Which is the generally preferred means of checking temperature, one that measures the air temp (via dial or probe) or a laser temp gun? I understand the latter checks surface temps, which doesn't reflect the air temp always.


----------



## coreyc (Apr 24, 2011)

I use both set the probe where you want it then you can spot check the rest of the enclosure or outside ground temp's with the gun I think it's good to have both


----------



## Tom (Apr 24, 2011)

Yeah me too. I use both all the time. I've got wireless remote probes, wired ones and a couple of different infrared temp guns. I also use the "mercury" thermometers in my incubators.


----------



## webskipper (Apr 24, 2011)

Analog or digital doesn't matter, they are just there for reference. No way to truly control humidity in an open cage.

I'm using the digital type made by ESU and marketed in different colors like yellow for Zoomed and black for Coralife in the snake cages.

Got great deals that the local pet shops couldn't get near on Am-a-zon. $4 for digital thermometer and $42 for a Zoomed 100w Reptisun.

I still use an analog dual thermo/hydrometer in the tortoise table and the same one somewhere in the same room for comparison. I don't like cords of any kind in Turtle and Tortoise cages.


----------



## Madkins007 (Apr 24, 2011)

You can get good deals on digital infrareds from places like Harbour Freight as well.

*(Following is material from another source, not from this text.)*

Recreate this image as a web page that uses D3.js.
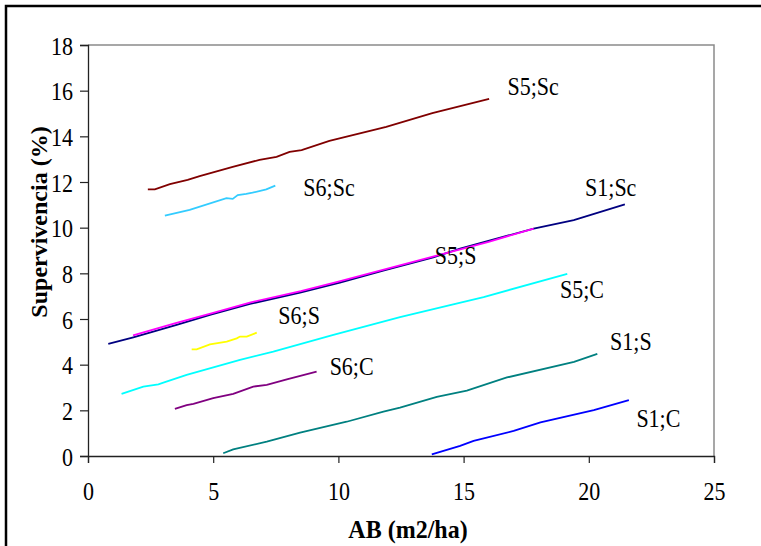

I just use a digital IR version lately- most in-tank versions go bad in the high humidity of the Red-foot habitat I have going. That's OK, though. I'm using a thermostat for my heaters so it cannot get too hot in there, and the IR thermometer lets me shoot temps in hides and other places. Lots more fun!


----------



## ALDABRAMAN (Apr 24, 2011)

I use probe for my incubators, and sometimes mercury for double checking.


----------



## LindaF (Apr 24, 2011)

I guess I am a fanatic about the temperatures. I have a couple of probe ones at either end of the table , a wireless one in the middle and a temp gun. The wireless one from WalMart in the middle is about the best for measuring air and humidity and it was only $6. I also like the temp gun so I can see the temp inside the hides. I can even take shell temps with it.


----------



## zesty_17 (Apr 24, 2011)

I use a combination of probes for ground temps, nest temps (cooters/box turtles), and several regular ones placed around the hab & barn for the big torts to measure temp differences & basic humidity. for a while i was using a laser for surface temp of the torts themselves during training behaviors for reference.


----------



## HarleyK (Apr 24, 2011)

I recently got a laser thermometer on newgg.com and i must say it's a great investment. Gives me very quick range reading when i am soaking the tort and i can track the temp of the water as it cools. Also its great becauee you can hold the lever down and track the changes of the ground temp through out tye terrarium.


----------